In the discussion about atomic organization and its similarities to the organization of living systems:
> John M. wrote: In my reductionist chemistry, however, I can condone a "repair" of an
> atom: - from its anion-form, ('plus' electron) by discharging that electron
> for certain stability -reconfirmation into the more stable (?) (neutral)
> atomic format. In certain cases it goes spontaneously as rearrangement.
> (Indeed a stability-induced "closed to efficient causation"). However the
> opposite process: to take 'in' an electron from the 'environment' into its
> 'body' is metabolism at its best.
>  Restoration is repair, just as "imbibing" from the environment and building
> it into its body is metabolism. Should we call an atom "alive"? I may do it.

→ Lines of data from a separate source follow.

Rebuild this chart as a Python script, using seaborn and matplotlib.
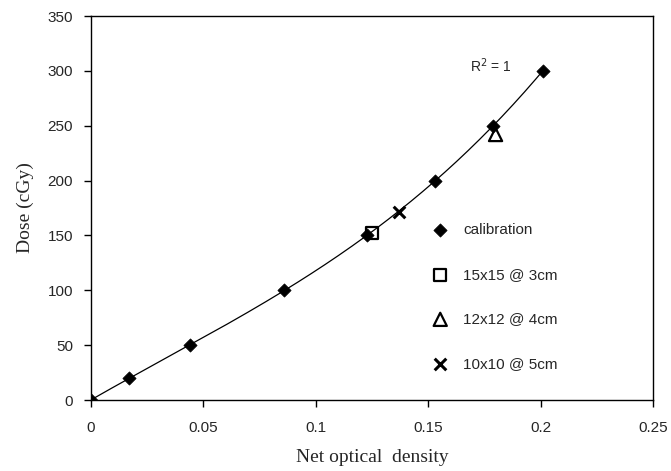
import numpy as np
import pandas as pd
import seaborn as sns
import matplotlib.pyplot as plt

sns.set_style("ticks")
plt.rcParams["font.family"] = ["Liberation Sans", "DejaVu Sans"]

# Calibration data
cal_od = [0.0, 0.017, 0.044, 0.086, 0.123, 0.153, 0.179, 0.201]
cal_dose = [0, 20, 50, 100, 150, 200, 250, 300]

# Measured points
meas_labels = ["15x15 @ 3cm", "12x12 @ 4cm", "10x10 @ 5cm"]
meas_od = [0.125, 0.180, 0.137]
meas_dose = [152, 242, 171]

# Polynomial trendline through the calibration points
coef = np.polyfit(cal_od, cal_dose, 3)
fit_x = np.linspace(0, max(cal_od), 200)
fit = pd.DataFrame({"od": fit_x, "dose": np.polyval(coef, fit_x)})

fig = plt.figure(figsize=(6.71, 4.71), dpi=100)
ax = fig.add_axes([0.1356, 0.1507, 0.8374, 0.8153])

sns.lineplot(data=fit, x="od", y="dose", color="black", linewidth=0.9, ax=ax)
sns.scatterplot(x=cal_od, y=cal_dose, marker="D", color="black", s=45,
                edgecolor="black", label="calibration", ax=ax, zorder=3)

styles = [("s", "none", 1.6, 80), ("^", "none", 1.6, 90), ("x", "black", 2.2, 70)]
for lab, x, y, (m, fc, lw, sz) in zip(meas_labels, meas_od, meas_dose, styles):
    if m == "x":
        ax.scatter([x], [y], marker=m, s=sz, color="black", linewidths=lw,
                   label=lab, zorder=4)
    else:
        ax.scatter([x], [y], marker=m, s=sz, facecolors=fc, edgecolors="black",
                   linewidths=lw, label=lab, zorder=4)

ax.text(0.178, 296, "R$^2$ = 1", fontsize=10, ha="center", va="bottom")

ax.set_xlim(0, 0.25)
ax.set_ylim(0, 350)
ax.set_xticks([0, 0.05, 0.1, 0.15, 0.2, 0.25])
ax.set_xticklabels(["0", "0.05", "0.1", "0.15", "0.2", "0.25"])
ax.set_yticks(range(0, 351, 50))
ax.tick_params(axis="both", which="major", direction="out", bottom=True,
               left=True, top=False, right=False, labelsize=11,
               length=5, width=1, color="black")
ax.tick_params(axis="x", pad=10)
ax.tick_params(axis="y", pad=8)
for s in ax.spines.values():
    s.set_visible(True)
    s.set_linewidth(1)
    s.set_color("black")

ax.set_xlabel("Net optical  density", family="Liberation Serif", fontsize=14,
              labelpad=10)
ax.set_ylabel("Dose (cGy)", family="Liberation Serif", fontsize=14,
              labelpad=10)

leg = ax.legend(loc="lower right", bbox_to_anchor=(0.855, 0.04), frameon=False,
                fontsize=11, labelspacing=2.0, handletextpad=1.0,
                handlelength=1.0)

fig.savefig("out.png", dpi=100)
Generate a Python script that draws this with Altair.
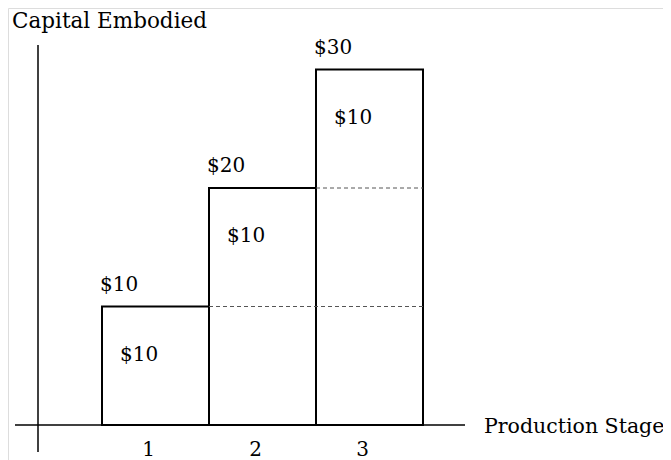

> Maybe you can paste other 'necessary' conditions into the satate of 'being
> alive' to exclude atoms.
I believe what you are seeing is complexity. That's the similarity. Not life. In my father's work, life or "livingness" is an extension, a magnification, of the effects of complex organization in a system.
 
The stability of atomic structure is very different from the behavior of living organisms, even though both are due to complexity. Complex systems do manifest a stability that is not found in simple systems or mechanisms. However, atoms do not "repair" themselves anymore than water does when it is displaced by an object and then the displacement is removed. That is not repair, as the term was intended in an (M,R)-System. There is far less entailment in an atom than in an organism and thus what I'm going to call a "lesser magnitude" of complex organization.
 
Neither is "ice absorbing heat from the sun on a spring day and melting" a description of a process comparable to "metabolism". You may say these are just language distinctions, but language is intended to mean something. It refers to qualities in the natural world; those qualities are what they are, regardless of what we call them. As Shakespeare pointed out; "A Rose, by any other name, would smell as sweet." But, if we are both supposedly speaking English, and you tell me there is a "skunk" in my garden... we will not be communicating very well.